There is a belief, reasonable on its surface, that releasing a song is an act of distribution.
That the work is complete, and now it travels. That the creator’s job is finished at the point of release, and what follows is simply the movement of a finished object through space — to more ears, more places, more occasions.
But what actually travels is not the song. It is a possibility.
A structure that becomes something real only when it is encountered — and becomes something different each time it is. The song does not arrive complete. It arrives as a potential that the listener completes. And the listener completes it differently every time, because what they bring to the encounter changes: their history, their mood, the particular quality of the moment, the thing that happened that morning that they have not yet named.
This is why reach is not the same as reception. A song can be heard thousands of times and never fully land — passing through ears without encountering the conditions that would allow it to remain. And a song can be heard once, in the right moment, by the right person in the right state of readiness, and alter something that does not alter back.
The system cannot distinguish between these outcomes. It sees scale. It does not see depth. It measures how far the song traveled, not what happened when it arrived.
The implication — the one that is difficult to sit with — is that meaning does not belong entirely to the creator.
Not because the creator loses something. But because the work becomes something larger than what was intended. The original intention remains. It is present in the work, carried in every decision that shaped it — in what was included and what was cut, in the tempo and the key and the word chosen over the other word. All of that is still there.
But it is no longer the only truth the song contains.
Once the song leaves, it begins to accumulate interpretations. Some accurate, some distant, some entirely unintended — readings the creator would not recognize, meanings attached to moments the creator will never know about. A lyric that meant one thing to the person who wrote it means something else to the person who heard it at the exact moment their life broke open. Both meanings are real. Neither cancels the other.
This is not a flaw in the system of making and releasing music. It is the condition. A work that remains fixed, controlled, singular — a work that insists on its own intended meaning and no other — has not fully entered the world. It is still contained. It has been released in form but not in fact.
Art that enters the world fully becomes something the creator participates in but no longer governs. This is the transition that release actually represents — not from private to public, not from finished to distributed, but from control to participation. The creator moves from being the sole author of the work’s meaning to being one voice in an ongoing interpretation that will outlast any single encounter.
The system resists this logic because the system prefers objects to events.
Objects are stable. They can be counted, compared, ranked, recommended. They can be treated as consistent units that behave predictably — that will produce the same effect when delivered to similar audiences under similar conditions. This is a useful fiction for the purposes of distribution and revenue allocation. It is a damaging fiction for anyone trying to understand what music actually does.
Music is not an object.
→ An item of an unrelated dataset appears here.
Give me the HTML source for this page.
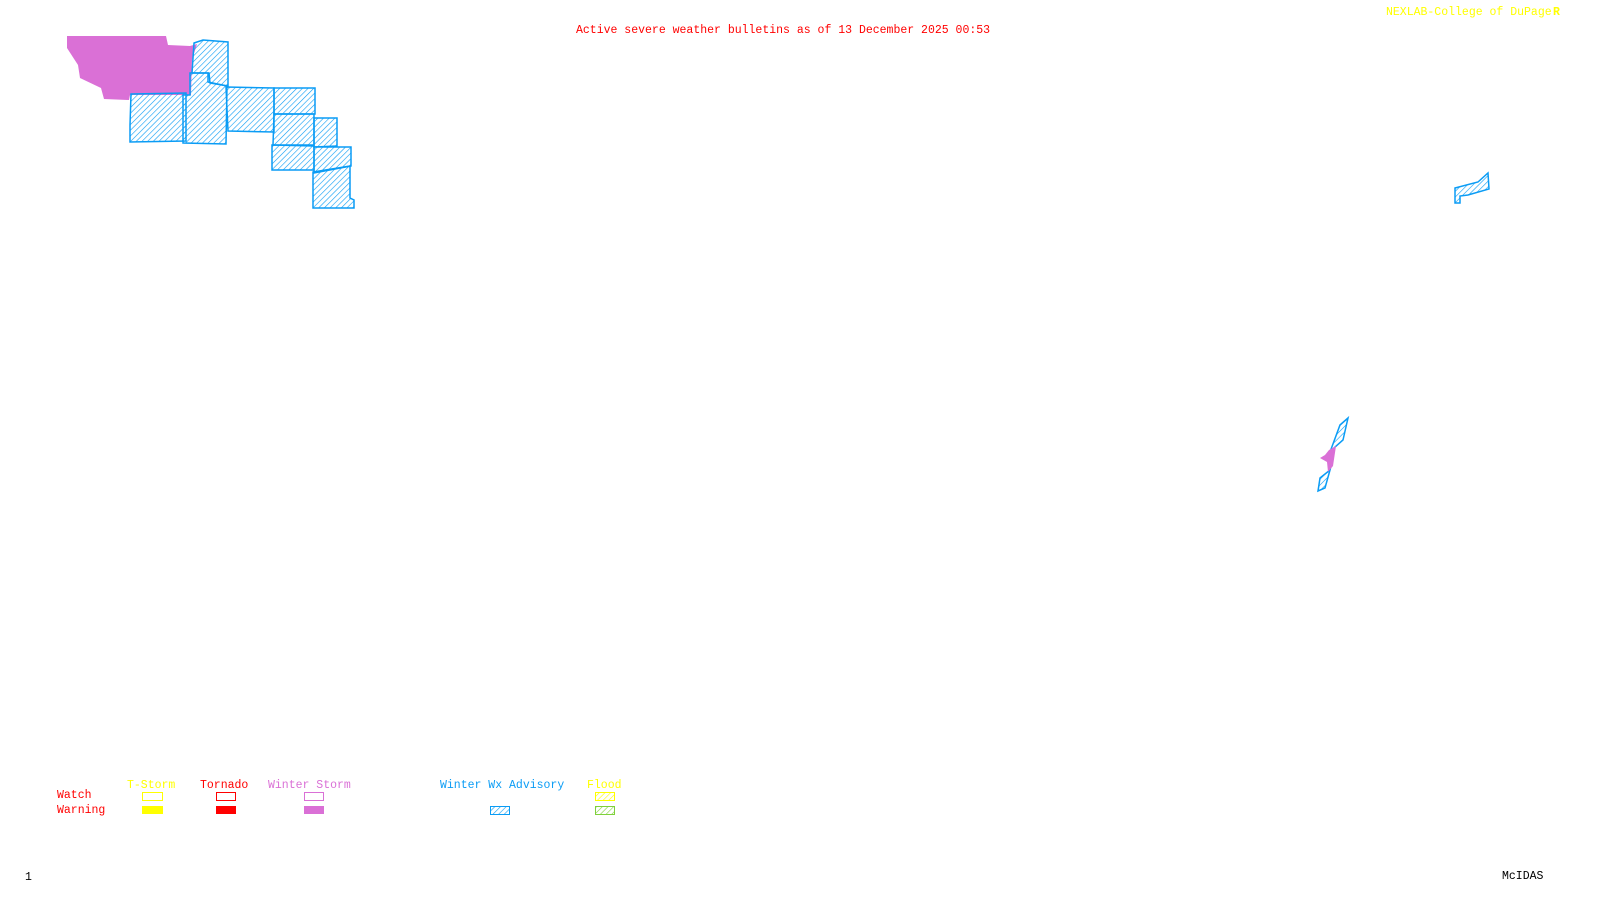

It is an event — and more precisely, it is a series of events, each one different, each one produced by the encounter between a fixed structure and an infinitely variable human being. The song does not change. But everything that makes the song matter changes with every hearing.
A song can travel widely and leave no trace. Or it can remain small — heard by few, never charted, never recommended — and alter something permanent in the people it reaches. The system cannot distinguish between these outcomes, because the outcomes it measures are not the outcomes that matter. What matters is not how many times a song was heard. It is what happened in the hearing.
And that is not visible. It never has been. It exists in the private moment when a listener stops, returns to a line, sits with it longer than expected, feels something arrive that they did not know they were waiting for. Nothing in any platform marks this as significant. But this is where the song actually exists — not in its distribution, but in its effect.
What happens to a song once it leaves you is not something you can direct.
This is not a loss. It is the completion of something that began with the decision to make the work honest — the decision, made before the first note, to say something real rather than something safe. That honesty travels with the song. It cannot be added after the fact, cannot be recovered through promotion or positioning or the right moment of visibility. It is either in the work when it leaves or it is not.
What is also in the work when it leaves — invisibly, inaudibly, but really — is the permission it gives to be received in ways you did not anticipate. The best songs do not tell the listener what to feel. They create the conditions for feeling, and then they release the listener into those conditions and trust what happens. The meaning that emerges is not wrong because it was not intended. It is the work doing what it was made to do — not to transmit a fixed message, but to create a space where something true can occur.
Once the song has left, it does not return to being only yours. But it is also no longer limited to what you understood it to be. It continues — in places you will never see, in moments you will never know about, in meanings you could not have arrived at alone.
This is what release actually means.
Not distribution. Not exposure. Not the beginning of a campaign.
The beginning of a life the work will live without you.
And the quiet understanding that this was always the point.